Beliefnet
I'm not a big fan of Thanksgiving. During my childhood it meant boring dinners with relatives and a spread of food that didn't particularly interest me (except for my mother's marshmallow-topped sweet potato casserole and the cranberry turkeys my Aunt Jo made with a cookie cutter and slices of canned cranberry). Later, when I was in college, I avoided it as a holiday of cultural appropriation, a myth cooked up to condone white conquest of North America.

For a few years, when my daughter and I were invited to Thanksgiving dinners at Bright House, the home of Helen Farias and James Carrell, Thanksgiving was what it should be: a glittering occasion of good food and good conversation. But sadly, those days are gone.

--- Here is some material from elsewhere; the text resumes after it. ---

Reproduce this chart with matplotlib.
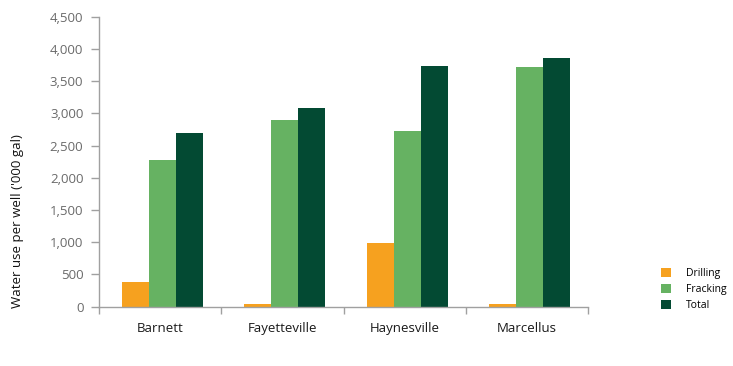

I like staying at home on Thanksgiving and having a small intimate dinner. My favorite main dish is a sophisticated squash stew served with cornbread and green beans with mustard. But too often, I am swept up instead in some well-meaning friend's attempt to provide me with a family Thanksgiving experience--usually a hodge-podge of assorted Thanksgiving orphans-and a strained attempt to find some common ground over the carcass of a turkey.

So naturally I've been researching alternative ways to celebrate Thanksgiving. Here are some of the favorite ideas I've gathered:

Susan Abel Lieberman in her book on new traditions suggests using the post-turkey time on Thanksgiving to go through all the photographs taken during the year and put them in albums. I love the way this concept combines the notion of preserving memories with the gathering of family.

Earlier on in the day, over the dinner table, you might simply ask everyone present to talk about the things for which they are thankful. Dominique Browning, the editor of House & Garden, described her reaction when her hostess at a Thanksgiving dinner announced that this was a family tradition. "It's the kind of tradition that makes you groan with anxiety, and then, unexpectedly with the pleasure of listening to people open their hearts."

Last Thanksgiving, writer Hanne Blank featured on her web site a wonderful piece. It riffed off the mantra of a woman Zen master: "Thank you for everything. I have no complaints whatsoever."